Like many London suburbs, Ilford expanded rapidly with the rise of the Railway. By 1909 it was a large community, certainly large enough to support a Theatre. The Ilford Hippodrome opened on November 8th, 1909. The building was designed by Frank Matcham and cost £35,000 to build. It had 2,500 seats and a further 500 standing places.

The Hippodrome survived for 35 years – during some of which it was forced to show films as interest in live Variety waned – and finally met its end during a performance of the pantomime on January 12th 1945. It was destroyed in the blast from a V2 rocket. One person was killed and over a hundred were injured. (A further fifteen people were killed in the housing immediately behind the theatre.

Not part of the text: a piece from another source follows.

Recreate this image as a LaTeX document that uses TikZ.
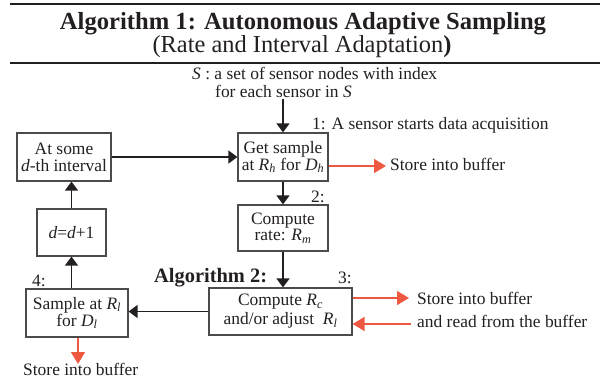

The town was left without a theatre for nine years, during which Ilford Town Hall served as a stopgap. A “permanent” home was created in 1954 when a building close to the High Road was converted into The Little Theatre. This small venue, used exclusively by amateurs, was demolished in 1968 to make way for a supermarket.


There were plans to build a brand new theatre alongside the Town Hall, but it was clear these would take several years to reach fruition. Accordingly, the local Council took a seven year lease on a disused Church and created a temporary theatre in Cranbrook Road called The Cranbrook Theatre. Again, this was used exclusively by amateurs.

The new Theatre was ready within six years, and was to be called the Kenneth More Theatre. The KMT would be used for amateur and professional shows, and the town’s leading amateur company felt the “professionalism” of the new venue would seriously damage the spirit of amateur theatre. The Renegades Theatre Company decided not to move into the KMT and negotiated their own lease on the Cranbrook Theatre. They renamed it the Ilford Playhouse, and for the next ten years kept it running in opposition to the KMT. They finally lost the venue to redevelopment in June, 1984.


Ilford’s civic theatre, the Kenneth More, opened on the very last day of 1974 with a preview of “The Beggar’s Opera”. There were further previews on January 1st and 2nd, and the official opening was on January 3rd, 1975.

The theatre seated 365 and was fully equipped with a fly-tower and all the latest “state of the art” equipment. It also contained a 50 seat Studio Theatre for experimental work. The building cost £500,000.

In the years since then the KMT has been very successful. It has balanced its commitment to amateur theatre by providing 26 weeks each year for local amateur companies. The remaining half of the programme has consisted of a mixture of visiting professional shows and professional in house productions.

Several in house productions have then gone on to undertake national tours, beginning with a 26 week tour of “Hair” in 1978. Its major touring success was the KMT production of “The Rocky Horror Show” which toured the UK non-stop between 1983 and 1989, and in 1990 undertook a European tour.

The KMT also created a company of young opera singers, and a company specialising in contemporary musicals, earning a considerable reputation for its operas and its productions of works by Stephen Sondheim.